Leaving out all pictures, copy exactly the lines from the one containing "Output the Python" down to the one containing "import matplotlib.pyplot as plt", both of them included.

* [Charts and diagrams as code]:
_____

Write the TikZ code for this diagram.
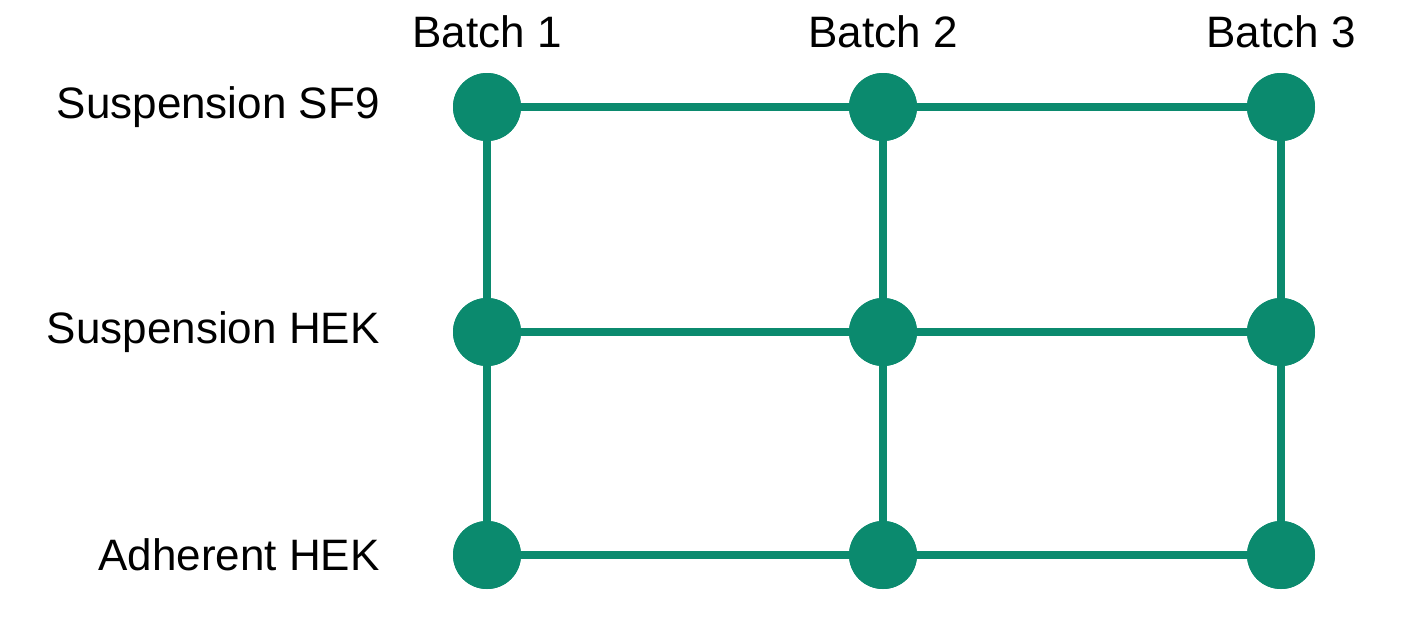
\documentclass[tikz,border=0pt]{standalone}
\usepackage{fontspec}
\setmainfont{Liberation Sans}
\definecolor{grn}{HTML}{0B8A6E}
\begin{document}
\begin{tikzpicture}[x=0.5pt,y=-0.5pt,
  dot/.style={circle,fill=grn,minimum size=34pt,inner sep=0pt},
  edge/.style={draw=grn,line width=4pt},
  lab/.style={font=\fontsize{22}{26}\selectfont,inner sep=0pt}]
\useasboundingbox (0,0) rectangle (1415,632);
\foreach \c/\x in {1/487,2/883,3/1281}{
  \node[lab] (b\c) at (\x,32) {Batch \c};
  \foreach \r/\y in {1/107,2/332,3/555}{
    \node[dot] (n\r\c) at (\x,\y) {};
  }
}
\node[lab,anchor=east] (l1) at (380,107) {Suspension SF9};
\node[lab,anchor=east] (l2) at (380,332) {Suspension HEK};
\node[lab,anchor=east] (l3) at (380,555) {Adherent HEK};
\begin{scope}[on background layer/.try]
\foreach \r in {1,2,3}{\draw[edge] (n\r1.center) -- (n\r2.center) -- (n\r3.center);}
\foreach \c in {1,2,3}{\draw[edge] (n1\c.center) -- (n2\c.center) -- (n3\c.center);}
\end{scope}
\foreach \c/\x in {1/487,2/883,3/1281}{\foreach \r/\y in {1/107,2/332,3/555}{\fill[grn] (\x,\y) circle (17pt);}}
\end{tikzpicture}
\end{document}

_____

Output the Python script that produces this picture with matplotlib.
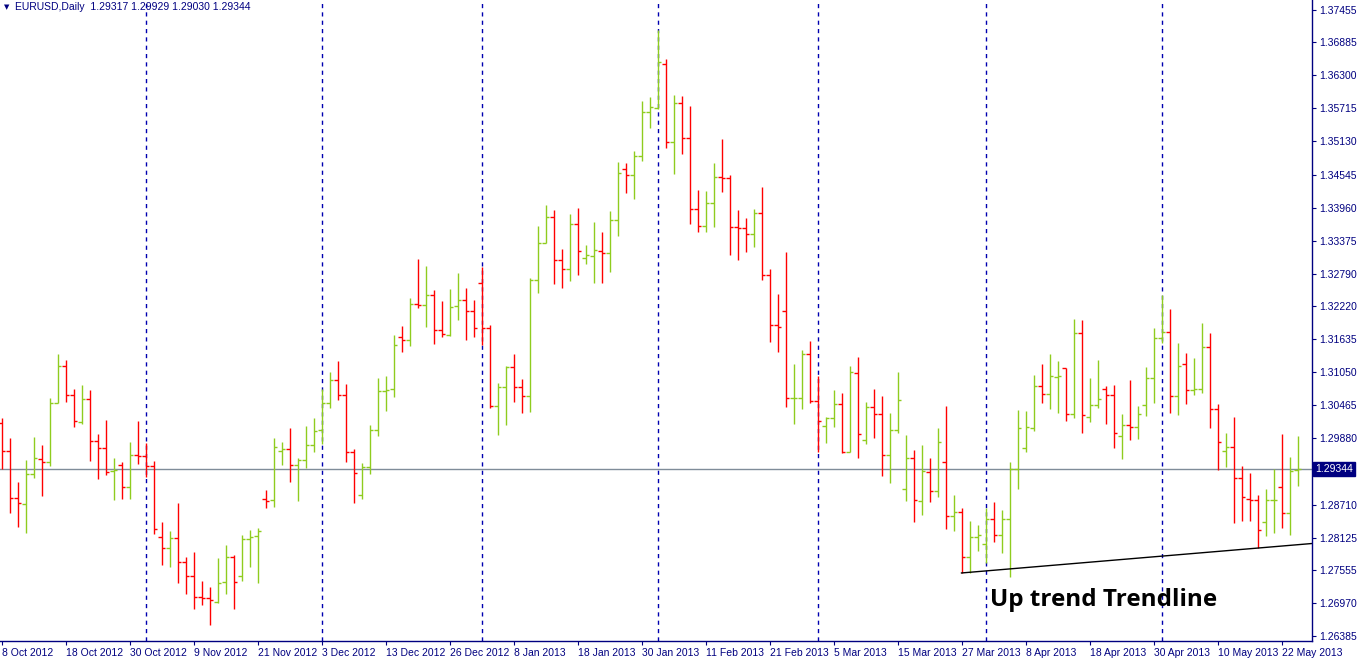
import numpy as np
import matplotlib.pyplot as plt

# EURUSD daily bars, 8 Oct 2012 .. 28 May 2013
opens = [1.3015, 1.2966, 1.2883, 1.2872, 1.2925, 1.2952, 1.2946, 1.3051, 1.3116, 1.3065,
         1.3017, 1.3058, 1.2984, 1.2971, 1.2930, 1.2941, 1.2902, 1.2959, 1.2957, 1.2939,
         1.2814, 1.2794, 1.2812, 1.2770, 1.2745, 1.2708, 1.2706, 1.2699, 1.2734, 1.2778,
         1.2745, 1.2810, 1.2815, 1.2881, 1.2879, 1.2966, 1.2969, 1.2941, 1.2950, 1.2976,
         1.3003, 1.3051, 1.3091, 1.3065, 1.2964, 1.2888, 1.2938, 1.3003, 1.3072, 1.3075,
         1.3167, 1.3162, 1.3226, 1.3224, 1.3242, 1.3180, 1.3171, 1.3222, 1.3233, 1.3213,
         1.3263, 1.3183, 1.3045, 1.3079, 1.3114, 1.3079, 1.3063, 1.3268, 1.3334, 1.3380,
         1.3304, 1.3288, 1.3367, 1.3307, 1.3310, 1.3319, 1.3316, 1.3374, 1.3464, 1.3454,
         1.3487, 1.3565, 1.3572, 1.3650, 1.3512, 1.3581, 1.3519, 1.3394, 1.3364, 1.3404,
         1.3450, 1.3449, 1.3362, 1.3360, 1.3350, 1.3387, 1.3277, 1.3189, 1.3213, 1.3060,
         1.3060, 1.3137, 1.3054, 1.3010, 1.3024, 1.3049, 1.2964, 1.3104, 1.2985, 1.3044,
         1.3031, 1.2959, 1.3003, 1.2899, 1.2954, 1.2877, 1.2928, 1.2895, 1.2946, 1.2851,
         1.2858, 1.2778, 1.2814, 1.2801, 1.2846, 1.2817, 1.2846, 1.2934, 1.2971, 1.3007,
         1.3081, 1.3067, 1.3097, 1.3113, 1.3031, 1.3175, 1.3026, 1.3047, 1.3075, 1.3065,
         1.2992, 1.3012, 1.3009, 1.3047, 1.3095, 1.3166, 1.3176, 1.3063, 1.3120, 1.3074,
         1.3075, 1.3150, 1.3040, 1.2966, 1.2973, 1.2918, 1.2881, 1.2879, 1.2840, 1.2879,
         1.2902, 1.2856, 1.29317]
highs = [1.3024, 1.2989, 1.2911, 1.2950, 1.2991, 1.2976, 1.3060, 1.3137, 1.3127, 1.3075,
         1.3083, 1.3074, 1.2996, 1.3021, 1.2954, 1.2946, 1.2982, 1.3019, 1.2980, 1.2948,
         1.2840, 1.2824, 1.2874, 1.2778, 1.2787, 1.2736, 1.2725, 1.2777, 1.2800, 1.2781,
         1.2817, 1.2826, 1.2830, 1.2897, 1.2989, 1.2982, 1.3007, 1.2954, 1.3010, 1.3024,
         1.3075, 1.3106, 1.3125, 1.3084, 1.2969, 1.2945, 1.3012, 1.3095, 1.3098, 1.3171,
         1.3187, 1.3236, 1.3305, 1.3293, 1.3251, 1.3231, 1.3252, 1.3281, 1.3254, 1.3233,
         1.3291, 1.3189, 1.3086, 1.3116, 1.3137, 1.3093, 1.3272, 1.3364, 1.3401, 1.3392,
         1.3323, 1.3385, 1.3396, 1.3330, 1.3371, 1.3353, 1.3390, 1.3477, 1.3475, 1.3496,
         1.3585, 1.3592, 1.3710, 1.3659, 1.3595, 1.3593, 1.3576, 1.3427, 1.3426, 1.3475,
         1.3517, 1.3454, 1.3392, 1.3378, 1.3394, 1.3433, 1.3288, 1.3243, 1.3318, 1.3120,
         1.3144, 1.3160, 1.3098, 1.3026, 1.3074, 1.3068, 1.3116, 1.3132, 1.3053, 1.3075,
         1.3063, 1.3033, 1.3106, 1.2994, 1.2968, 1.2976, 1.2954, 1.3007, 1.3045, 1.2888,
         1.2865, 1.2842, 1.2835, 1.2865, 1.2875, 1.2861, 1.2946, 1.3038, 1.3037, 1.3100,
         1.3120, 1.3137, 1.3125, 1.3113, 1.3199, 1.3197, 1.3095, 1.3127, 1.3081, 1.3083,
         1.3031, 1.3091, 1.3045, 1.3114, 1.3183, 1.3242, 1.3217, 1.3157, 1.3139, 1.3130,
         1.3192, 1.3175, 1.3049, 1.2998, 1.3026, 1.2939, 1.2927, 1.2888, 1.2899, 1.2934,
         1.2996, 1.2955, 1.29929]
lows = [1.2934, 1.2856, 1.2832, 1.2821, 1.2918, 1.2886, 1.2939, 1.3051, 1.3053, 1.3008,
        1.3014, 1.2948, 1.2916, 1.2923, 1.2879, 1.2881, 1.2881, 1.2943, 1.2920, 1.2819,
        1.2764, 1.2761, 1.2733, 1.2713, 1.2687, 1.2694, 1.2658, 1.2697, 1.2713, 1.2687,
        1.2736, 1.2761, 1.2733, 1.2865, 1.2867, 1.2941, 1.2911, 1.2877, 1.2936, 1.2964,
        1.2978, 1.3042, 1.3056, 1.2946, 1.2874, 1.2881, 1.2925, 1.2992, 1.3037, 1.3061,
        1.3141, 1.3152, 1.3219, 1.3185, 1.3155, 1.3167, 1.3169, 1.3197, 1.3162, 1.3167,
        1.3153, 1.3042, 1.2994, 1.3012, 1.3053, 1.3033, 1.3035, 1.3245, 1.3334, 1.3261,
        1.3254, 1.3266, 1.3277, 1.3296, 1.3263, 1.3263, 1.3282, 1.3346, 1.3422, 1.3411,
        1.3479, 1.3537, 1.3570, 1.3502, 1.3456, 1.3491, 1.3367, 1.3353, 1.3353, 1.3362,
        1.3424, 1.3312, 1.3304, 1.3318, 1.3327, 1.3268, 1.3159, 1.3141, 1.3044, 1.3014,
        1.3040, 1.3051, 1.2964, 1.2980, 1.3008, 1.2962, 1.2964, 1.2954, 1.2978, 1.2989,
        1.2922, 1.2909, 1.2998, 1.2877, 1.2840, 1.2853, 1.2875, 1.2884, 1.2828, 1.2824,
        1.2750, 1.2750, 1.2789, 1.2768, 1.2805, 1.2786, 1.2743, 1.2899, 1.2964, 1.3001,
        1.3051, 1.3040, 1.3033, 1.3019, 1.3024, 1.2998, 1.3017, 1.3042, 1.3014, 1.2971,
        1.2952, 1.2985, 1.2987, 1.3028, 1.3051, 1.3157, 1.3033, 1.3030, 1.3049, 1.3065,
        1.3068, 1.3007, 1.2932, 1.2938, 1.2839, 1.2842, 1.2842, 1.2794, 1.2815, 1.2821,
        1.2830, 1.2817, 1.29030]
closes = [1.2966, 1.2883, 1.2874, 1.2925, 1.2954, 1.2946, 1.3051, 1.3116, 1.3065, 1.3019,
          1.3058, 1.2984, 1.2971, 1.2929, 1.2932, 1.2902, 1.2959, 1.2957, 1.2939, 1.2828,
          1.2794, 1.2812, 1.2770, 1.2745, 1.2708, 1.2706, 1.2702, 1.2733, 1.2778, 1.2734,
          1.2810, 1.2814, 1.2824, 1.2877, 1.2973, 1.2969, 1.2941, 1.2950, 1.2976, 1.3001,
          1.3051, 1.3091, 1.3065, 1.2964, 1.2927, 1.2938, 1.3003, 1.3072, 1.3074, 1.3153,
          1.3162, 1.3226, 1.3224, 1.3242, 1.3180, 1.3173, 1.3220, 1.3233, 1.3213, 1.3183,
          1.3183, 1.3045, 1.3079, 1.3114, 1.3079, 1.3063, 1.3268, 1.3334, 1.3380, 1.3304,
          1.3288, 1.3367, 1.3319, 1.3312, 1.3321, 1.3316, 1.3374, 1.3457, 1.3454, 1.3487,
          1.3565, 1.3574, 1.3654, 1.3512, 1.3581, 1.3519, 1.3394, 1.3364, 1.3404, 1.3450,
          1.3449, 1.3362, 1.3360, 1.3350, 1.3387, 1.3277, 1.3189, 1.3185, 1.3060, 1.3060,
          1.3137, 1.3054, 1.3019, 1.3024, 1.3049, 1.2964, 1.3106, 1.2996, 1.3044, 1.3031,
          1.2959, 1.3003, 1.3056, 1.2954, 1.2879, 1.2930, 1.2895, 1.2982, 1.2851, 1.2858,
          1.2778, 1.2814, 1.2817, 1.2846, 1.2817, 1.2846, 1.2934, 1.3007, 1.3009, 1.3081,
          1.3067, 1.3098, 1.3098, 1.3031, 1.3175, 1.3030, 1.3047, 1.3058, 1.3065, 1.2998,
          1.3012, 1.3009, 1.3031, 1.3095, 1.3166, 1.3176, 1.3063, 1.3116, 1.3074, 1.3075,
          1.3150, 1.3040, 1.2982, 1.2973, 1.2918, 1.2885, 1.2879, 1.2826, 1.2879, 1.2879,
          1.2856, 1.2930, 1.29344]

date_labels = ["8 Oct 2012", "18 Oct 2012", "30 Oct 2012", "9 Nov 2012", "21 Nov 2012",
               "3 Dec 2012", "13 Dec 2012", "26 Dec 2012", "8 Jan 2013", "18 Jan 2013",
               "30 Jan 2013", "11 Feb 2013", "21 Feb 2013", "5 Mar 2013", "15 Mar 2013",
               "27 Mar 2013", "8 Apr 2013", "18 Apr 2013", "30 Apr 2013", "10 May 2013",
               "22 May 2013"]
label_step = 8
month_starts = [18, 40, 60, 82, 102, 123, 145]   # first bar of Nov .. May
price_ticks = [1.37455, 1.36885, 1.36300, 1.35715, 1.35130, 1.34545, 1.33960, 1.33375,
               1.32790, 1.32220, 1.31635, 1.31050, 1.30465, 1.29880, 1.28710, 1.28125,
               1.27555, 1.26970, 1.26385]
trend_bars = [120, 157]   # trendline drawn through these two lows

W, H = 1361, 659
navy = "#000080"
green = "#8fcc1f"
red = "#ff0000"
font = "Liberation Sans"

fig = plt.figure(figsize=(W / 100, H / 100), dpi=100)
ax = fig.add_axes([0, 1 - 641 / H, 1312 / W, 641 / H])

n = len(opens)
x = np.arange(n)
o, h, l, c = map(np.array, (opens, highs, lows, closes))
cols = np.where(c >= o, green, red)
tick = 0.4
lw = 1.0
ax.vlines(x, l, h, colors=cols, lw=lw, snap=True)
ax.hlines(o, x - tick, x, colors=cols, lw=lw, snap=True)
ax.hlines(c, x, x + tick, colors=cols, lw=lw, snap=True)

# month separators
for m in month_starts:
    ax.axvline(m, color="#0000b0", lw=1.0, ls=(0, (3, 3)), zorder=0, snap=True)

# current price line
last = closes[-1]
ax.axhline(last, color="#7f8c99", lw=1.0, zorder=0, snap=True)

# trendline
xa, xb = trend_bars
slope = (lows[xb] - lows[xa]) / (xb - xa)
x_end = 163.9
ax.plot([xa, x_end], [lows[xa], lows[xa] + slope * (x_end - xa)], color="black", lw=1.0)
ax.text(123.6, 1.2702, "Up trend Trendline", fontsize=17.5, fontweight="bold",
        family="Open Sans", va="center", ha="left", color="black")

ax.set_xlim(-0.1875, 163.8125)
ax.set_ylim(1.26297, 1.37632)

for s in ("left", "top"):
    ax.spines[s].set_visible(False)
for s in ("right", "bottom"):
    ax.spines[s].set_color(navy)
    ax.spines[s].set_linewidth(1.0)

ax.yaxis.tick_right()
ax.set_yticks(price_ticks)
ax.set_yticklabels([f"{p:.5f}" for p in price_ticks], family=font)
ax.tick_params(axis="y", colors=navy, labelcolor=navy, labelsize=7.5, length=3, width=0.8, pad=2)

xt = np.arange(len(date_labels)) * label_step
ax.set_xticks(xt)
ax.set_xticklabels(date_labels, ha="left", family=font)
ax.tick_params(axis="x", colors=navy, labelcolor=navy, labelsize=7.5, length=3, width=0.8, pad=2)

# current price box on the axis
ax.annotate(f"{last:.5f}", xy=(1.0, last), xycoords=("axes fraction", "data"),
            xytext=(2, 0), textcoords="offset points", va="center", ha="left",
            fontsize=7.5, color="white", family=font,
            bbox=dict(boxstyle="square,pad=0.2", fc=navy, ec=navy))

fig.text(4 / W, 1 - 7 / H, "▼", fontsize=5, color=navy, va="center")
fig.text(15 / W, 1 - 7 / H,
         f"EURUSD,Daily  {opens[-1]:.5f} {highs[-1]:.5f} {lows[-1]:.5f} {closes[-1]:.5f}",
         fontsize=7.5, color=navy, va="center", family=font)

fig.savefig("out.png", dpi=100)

_____

* [Result of the task]:
Output the Python script that produces this picture with matplotlib.
import numpy as np
import matplotlib.pyplot as plt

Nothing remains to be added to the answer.